Starting at the first line of the listing below, repeat each line exactly until the line containing "from matplotlib.lines import Line2D", which you include. Leave out pictures.

• DATA SHOWN

= = = = =

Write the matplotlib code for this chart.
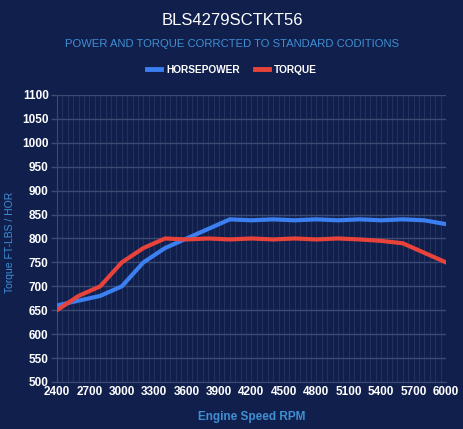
import numpy as np
import matplotlib.pyplot as plt
from matplotlib.lines import Line2D

# -----------------------------
# Dyno data
# -----------------------------
rpm = [2400, 2600, 2800, 3000, 3200, 3400, 3600, 3800, 4000, 4200,
       4400, 4600, 4800, 5000, 5200, 5400, 5600, 5800, 6000]
horsepower = [660, 670, 680, 700, 750, 780, 800, 820, 840, 838,
              840, 838, 840, 838, 840, 838, 840, 838, 830]
torque = [650, 680, 700, 750, 780, 800, 798, 800, 798, 800,
          798, 800, 798, 800, 798, 795, 790, 770, 750]
x_ticks = list(range(2400, 6001, 300))
y_ticks = list(range(500, 1101, 50))

bg = '#111f4d'
hp_color = '#3b7ff0'
tq_color = '#e8433a'
label_blue = '#3f8fd4'
grid_major = '#3c4a72'
grid_minor = '#22315e'

plt.rcParams['font.family'] = ['Liberation Sans', 'DejaVu Sans']

fig = plt.figure(figsize=(4.64, 4.29), dpi=100, facecolor=bg)
ax = fig.add_axes([0.1228, 0.1096, 0.8384, 0.669])
ax.set_facecolor(bg)

# minor vertical grid every 50 rpm
for xv in range(2400, 6001, 50):
    ax.axvline(xv, color=grid_minor, lw=0.8, zorder=0)
for yv in y_ticks:
    ax.axhline(yv, color=grid_major, lw=1.0, zorder=1)

ax.plot(rpm, horsepower, color=hp_color, lw=3, solid_joinstyle='miter', zorder=3)
ax.plot(rpm, torque, color=tq_color, lw=3, solid_joinstyle='miter', zorder=3)

ax.set_xlim(2400, 6000)
ax.set_ylim(500, 1100)
ax.set_xticks(x_ticks)
ax.set_yticks(y_ticks)
ax.tick_params(axis='x', length=0, pad=3, labelsize=8.5, colors='white')
ax.tick_params(axis='y', length=4, width=1, color=grid_major, pad=2,
               labelsize=8.5, colors='white')
for lab in ax.get_xticklabels() + ax.get_yticklabels():
    lab.set_fontweight('bold')
for side in ['top', 'right']:
    ax.spines[side].set_visible(False)
for side in ['left', 'bottom']:
    ax.spines[side].set_color(grid_major)

ax.set_xlabel('Engine Speed RPM', color=label_blue, fontsize=8.5,
              fontweight='bold', labelpad=9)
fig.text(10 / 464, 0.434, 'Torque FT-LBS / HOR', color=label_blue,
         fontsize=7.5, rotation=90, ha='center', va='center')

fig.text(0.5, 0.953, 'BLS4279SCTKT56', color='white', fontsize=12,
         ha='center', va='center')
fig.text(0.5, 0.897, 'POWER AND TORQUE CORRCTED TO STANDARD CODITIONS',
         color=label_blue, fontsize=8.1, ha='center', va='center')

handles = [Line2D([0], [0], color=hp_color, lw=3.5),
           Line2D([0], [0], color=tq_color, lw=3.5)]
leg = fig.legend(handles, ['HORSEPOWER', 'TORQUE'], loc='center',
                 bbox_to_anchor=(0.5, 0.837), ncol=2, frameon=False,
                 fontsize=7.3, handlelength=1.4, handletextpad=0.5,
                 columnspacing=1.5)
for t in leg.get_texts():
    t.set_color('white')
    t.set_fontweight('bold')

fig.savefig('out.png', dpi=100, facecolor=bg)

= = = = =

• EXERCISE RESPONSE
Write the matplotlib code for this chart.
import numpy as np
import matplotlib.pyplot as plt
from matplotlib.lines import Line2D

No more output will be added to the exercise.